ANNA IST DEMENT (31)

ANNA WILL NICHT ZUM FRISEUR

Anna will nicht den Friseurtermin wahrnehmen, zum zweiten Mal nicht.

Anna lag auf der Couch und hielt eine Banane in der Hand, die sie ab und zu zum Mund führte, um ein Stück davon lustlos abzubeißen. Ihr Gesicht schien ausdruckslos und als Lukas das Zimmer betrat, verharrte sie in ihrem nahezu regungslosen Zustand.

„Mutti, wir haben doch gleich einen Friseurtermin und du hast dich immer noch nicht umgezogen.“

Annas Gesicht verdunkelte sich noch mehr. Ihre Gemütsregungen waren am Vormittag ganz besonders überschattet von ihrer Krankheit.

Sie hatte Angst, rauszugehen, auf andere Menschen zu treffen, sich in neue Situationen hineinzufinden.

Die Demenz hatte sie mürrisch, ja aggressiv gemacht. Erst zum Mittag hin, wenn die Krankenschwester zum Spritzen kam, wurde sie munterer.

Lukas ließ sich in einen der Sessel fallen und schwieg. Es war kurz vor zwölf und die Schwester musste jeden Augenblick an der Tür klingeln.

„Ach Schwester schön, dass Sie kommen und mir helfen, ich hab‘ ja sonst keinen“, sagte Anna bereits an der Tür zu ihr.
„Aber Sie haben doch Ihren Sohn.“
„Ach, der muss doch nur arbeiten.“

Anna schaute missmutig zu Lukas herüber. Lukas trafen diese Worte mitten ins Herz. Er wusste, seine Mutter war dement und man konnte nichts mehr von dem, was sie sagte, auf die Goldwaage legen.
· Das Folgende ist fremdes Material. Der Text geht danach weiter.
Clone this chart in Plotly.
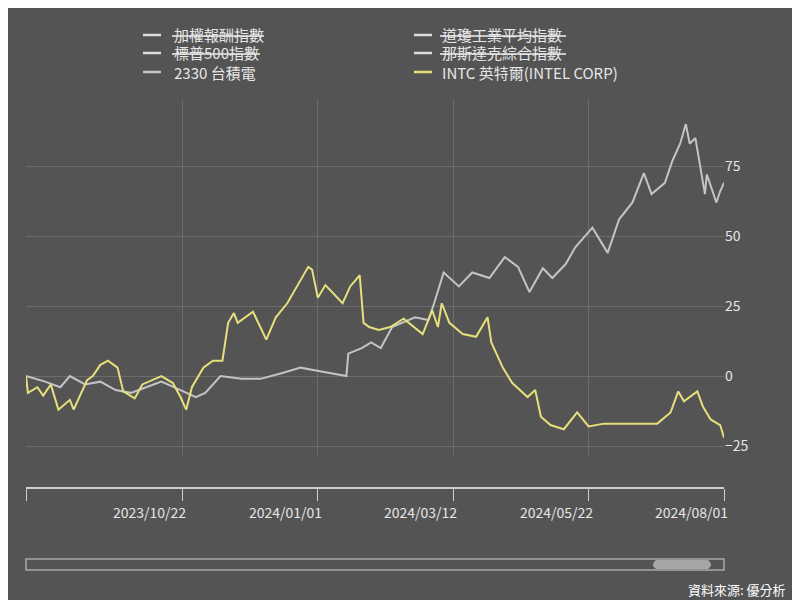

Aber es schmerzte ihn, trotz alledem.

„Was willst du eigentlich hier?“, fragte Anna ihn nun.
„Mutti, will nicht schon wieder bei der Friseuse den Termin absagen müssen, nur weil du keine Lust hast.“

„Ich will nicht und ich will mich dafür nicht entschuldigen“, sagte sie mit der Bockigkeit eines kleinen Kindes in der Stimme.

„Dann können wir dir nicht mehr helfen und wir müssen überlegen, ob wir dich für ein Heim anmelden.“

Anna saß eine Weile still und sagte plötzlich: „Meine Strähnen sind grau. Die müssen gefärbt werden. Kannst du mir mal den Mantel geben?“

Lukas schnellte aus dem Sessel hoch und holte aus der Flurgarderobe den Mantel seiner Mutter.

Er hatte ein schlechtes Gewissen. Schon wieder hatte er ihr mit dem Heim gedroht, aber was sollte er tun?

„Kommst du nun endlich?“, fragte Anna ihn und schwenkte ungeduldig den Haustürschlüssel.